%%

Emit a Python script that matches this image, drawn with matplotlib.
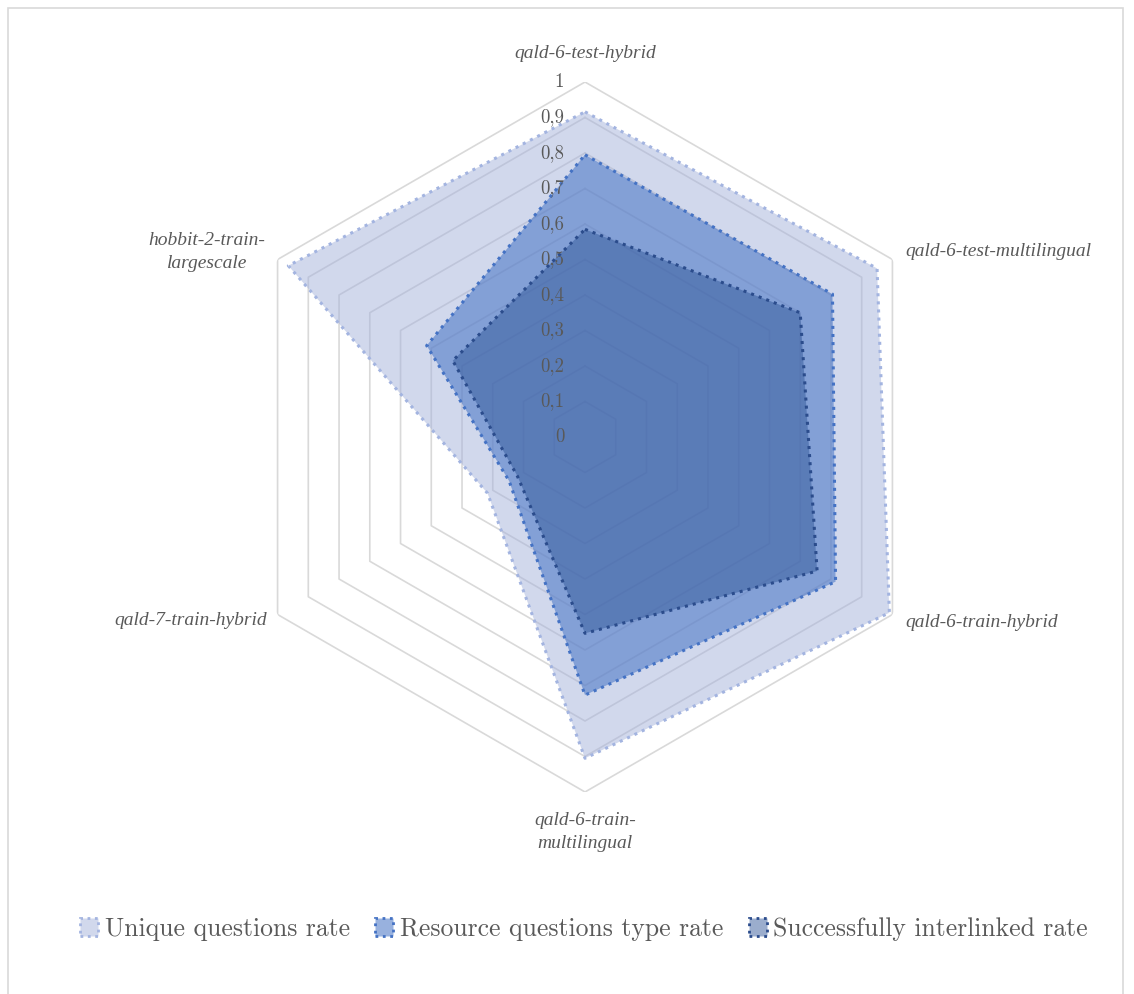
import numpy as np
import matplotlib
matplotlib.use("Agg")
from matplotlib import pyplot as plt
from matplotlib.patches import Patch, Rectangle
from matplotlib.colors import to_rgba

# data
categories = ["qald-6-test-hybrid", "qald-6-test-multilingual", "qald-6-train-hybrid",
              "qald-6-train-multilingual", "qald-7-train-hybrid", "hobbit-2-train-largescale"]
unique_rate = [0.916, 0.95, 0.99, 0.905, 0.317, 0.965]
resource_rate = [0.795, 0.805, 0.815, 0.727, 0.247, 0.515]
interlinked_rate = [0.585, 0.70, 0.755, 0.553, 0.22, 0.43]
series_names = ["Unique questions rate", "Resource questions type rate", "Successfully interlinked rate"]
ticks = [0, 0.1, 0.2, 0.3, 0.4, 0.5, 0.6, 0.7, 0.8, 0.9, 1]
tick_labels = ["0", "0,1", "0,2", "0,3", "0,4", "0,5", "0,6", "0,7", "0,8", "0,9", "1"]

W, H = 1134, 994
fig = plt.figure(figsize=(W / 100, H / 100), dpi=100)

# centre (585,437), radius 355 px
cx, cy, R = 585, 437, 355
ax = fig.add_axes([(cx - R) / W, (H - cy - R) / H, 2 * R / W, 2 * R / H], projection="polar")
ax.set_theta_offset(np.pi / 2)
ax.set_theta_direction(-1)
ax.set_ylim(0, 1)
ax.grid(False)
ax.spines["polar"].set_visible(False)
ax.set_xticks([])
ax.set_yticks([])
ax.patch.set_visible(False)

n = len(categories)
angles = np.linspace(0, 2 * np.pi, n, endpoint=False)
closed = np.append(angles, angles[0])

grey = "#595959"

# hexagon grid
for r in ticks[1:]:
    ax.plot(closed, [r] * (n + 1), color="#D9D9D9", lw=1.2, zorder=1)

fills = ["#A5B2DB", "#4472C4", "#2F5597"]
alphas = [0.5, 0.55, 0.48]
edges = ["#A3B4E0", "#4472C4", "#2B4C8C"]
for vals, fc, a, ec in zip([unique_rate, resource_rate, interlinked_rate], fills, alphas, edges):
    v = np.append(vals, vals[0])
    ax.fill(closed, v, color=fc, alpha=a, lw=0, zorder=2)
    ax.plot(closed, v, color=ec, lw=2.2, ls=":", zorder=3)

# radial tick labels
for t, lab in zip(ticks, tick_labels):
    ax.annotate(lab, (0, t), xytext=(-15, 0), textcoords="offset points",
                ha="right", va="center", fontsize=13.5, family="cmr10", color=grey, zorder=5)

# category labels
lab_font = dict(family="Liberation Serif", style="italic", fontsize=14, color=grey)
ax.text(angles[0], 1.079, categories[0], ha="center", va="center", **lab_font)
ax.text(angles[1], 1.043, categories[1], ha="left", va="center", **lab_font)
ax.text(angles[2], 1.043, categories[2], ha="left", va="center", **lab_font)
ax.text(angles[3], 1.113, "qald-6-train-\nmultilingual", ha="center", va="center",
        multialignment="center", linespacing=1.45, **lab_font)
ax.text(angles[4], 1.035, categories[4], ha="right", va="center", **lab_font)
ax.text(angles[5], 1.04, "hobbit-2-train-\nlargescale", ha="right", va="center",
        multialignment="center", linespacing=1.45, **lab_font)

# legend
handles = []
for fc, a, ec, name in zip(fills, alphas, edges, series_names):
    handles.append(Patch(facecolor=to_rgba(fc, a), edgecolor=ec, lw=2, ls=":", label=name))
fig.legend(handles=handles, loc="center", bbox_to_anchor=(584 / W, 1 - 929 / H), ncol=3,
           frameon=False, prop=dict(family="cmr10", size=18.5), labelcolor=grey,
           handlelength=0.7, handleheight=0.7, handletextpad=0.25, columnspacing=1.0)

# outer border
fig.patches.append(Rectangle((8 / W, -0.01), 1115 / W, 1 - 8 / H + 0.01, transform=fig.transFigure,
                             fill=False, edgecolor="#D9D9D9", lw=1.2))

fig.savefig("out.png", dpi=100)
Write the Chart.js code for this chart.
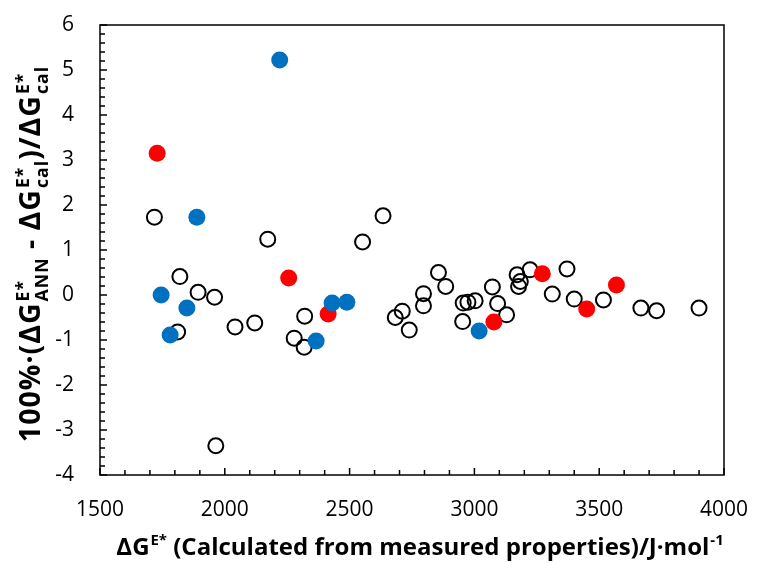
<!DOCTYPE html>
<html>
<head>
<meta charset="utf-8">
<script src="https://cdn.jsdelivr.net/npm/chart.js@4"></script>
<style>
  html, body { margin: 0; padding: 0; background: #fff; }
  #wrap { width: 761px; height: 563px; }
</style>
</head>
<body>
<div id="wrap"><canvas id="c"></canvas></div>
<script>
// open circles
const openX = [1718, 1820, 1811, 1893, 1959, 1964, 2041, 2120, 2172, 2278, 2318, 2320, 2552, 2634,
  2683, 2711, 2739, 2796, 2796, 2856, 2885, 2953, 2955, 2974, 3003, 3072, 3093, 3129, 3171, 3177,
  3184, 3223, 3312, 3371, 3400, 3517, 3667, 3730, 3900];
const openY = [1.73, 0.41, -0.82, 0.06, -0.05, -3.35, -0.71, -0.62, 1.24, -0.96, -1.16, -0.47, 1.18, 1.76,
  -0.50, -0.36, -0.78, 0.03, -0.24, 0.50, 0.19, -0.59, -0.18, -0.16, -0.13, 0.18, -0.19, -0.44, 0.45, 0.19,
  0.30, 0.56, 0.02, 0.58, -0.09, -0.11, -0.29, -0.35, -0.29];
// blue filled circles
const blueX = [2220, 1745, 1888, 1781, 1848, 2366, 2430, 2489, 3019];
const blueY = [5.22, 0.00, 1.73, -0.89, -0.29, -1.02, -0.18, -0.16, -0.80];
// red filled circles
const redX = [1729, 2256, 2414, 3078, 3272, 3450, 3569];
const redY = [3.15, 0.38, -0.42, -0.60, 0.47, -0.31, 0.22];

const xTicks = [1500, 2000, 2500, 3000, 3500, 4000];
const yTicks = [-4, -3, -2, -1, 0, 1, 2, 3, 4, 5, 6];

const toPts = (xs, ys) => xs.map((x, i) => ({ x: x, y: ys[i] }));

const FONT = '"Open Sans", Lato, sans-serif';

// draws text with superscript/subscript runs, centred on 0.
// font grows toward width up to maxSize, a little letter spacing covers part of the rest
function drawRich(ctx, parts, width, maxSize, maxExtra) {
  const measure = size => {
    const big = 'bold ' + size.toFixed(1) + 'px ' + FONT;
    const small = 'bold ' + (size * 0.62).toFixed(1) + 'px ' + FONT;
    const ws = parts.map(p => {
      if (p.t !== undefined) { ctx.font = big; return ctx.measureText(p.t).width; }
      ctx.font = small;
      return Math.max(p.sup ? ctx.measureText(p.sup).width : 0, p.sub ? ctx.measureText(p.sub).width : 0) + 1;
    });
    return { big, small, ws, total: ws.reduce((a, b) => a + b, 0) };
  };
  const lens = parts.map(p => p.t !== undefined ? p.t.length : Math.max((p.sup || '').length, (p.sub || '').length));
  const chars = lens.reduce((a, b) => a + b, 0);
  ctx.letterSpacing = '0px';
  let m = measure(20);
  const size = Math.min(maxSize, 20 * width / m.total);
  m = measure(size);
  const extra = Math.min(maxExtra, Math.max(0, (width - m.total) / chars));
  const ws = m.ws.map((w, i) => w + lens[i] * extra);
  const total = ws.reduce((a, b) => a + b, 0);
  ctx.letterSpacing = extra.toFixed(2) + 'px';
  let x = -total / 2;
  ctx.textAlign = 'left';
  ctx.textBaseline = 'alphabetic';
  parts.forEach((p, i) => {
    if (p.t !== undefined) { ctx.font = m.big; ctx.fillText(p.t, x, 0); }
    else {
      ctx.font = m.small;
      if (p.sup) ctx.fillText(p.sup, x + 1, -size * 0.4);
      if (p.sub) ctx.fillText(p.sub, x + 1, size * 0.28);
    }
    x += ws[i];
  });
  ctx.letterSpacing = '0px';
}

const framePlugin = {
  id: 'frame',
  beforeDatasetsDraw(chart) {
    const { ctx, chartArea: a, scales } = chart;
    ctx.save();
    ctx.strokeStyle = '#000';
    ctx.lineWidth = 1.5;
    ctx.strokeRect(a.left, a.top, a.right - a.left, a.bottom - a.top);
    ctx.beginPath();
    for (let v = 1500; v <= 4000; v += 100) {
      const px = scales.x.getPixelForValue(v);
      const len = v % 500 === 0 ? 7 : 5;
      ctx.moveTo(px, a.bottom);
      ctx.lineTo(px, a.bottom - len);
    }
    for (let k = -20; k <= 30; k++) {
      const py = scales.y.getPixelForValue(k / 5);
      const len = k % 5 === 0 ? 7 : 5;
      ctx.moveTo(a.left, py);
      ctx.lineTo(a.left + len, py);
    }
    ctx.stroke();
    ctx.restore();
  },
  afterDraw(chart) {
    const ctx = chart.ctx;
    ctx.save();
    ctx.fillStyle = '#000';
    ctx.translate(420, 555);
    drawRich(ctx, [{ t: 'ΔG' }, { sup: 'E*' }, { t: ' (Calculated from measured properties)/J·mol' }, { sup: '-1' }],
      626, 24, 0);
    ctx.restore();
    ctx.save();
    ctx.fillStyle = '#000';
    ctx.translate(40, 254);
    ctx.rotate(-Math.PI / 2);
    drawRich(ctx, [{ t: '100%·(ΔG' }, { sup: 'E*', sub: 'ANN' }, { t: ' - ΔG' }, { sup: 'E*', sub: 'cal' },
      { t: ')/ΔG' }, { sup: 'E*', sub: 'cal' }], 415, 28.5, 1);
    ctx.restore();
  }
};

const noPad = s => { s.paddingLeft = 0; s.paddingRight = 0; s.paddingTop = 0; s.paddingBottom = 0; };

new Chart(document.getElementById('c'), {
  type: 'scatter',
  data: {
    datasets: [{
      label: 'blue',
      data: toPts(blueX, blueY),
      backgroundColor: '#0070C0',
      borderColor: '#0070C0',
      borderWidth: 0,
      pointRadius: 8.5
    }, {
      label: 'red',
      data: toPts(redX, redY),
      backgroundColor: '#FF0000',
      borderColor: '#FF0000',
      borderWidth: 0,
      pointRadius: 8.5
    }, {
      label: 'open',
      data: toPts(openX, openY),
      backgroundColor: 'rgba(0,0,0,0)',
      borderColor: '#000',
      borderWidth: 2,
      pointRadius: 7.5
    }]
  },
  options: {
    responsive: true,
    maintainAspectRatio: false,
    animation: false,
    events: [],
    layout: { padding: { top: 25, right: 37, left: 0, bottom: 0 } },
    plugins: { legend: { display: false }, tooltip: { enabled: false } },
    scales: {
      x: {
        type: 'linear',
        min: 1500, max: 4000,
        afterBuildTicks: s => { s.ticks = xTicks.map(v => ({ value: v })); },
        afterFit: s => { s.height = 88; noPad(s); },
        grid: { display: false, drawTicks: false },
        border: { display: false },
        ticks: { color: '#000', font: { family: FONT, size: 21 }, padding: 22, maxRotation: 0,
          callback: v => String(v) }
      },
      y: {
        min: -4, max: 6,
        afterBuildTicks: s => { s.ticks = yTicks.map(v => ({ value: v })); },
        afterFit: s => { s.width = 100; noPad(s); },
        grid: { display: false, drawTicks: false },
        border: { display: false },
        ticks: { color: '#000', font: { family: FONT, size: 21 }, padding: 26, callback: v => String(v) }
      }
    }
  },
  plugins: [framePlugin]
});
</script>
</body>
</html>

%%

Exercise prompt:
Go through the records above, find every line with the word "matplotlib", and list those lines.

The solution:
Emit a Python script that matches this image, drawn with matplotlib.
import matplotlib
matplotlib.use("Agg")
from matplotlib import pyplot as plt
from matplotlib.patches import Patch, Rectangle
from matplotlib.colors import to_rgba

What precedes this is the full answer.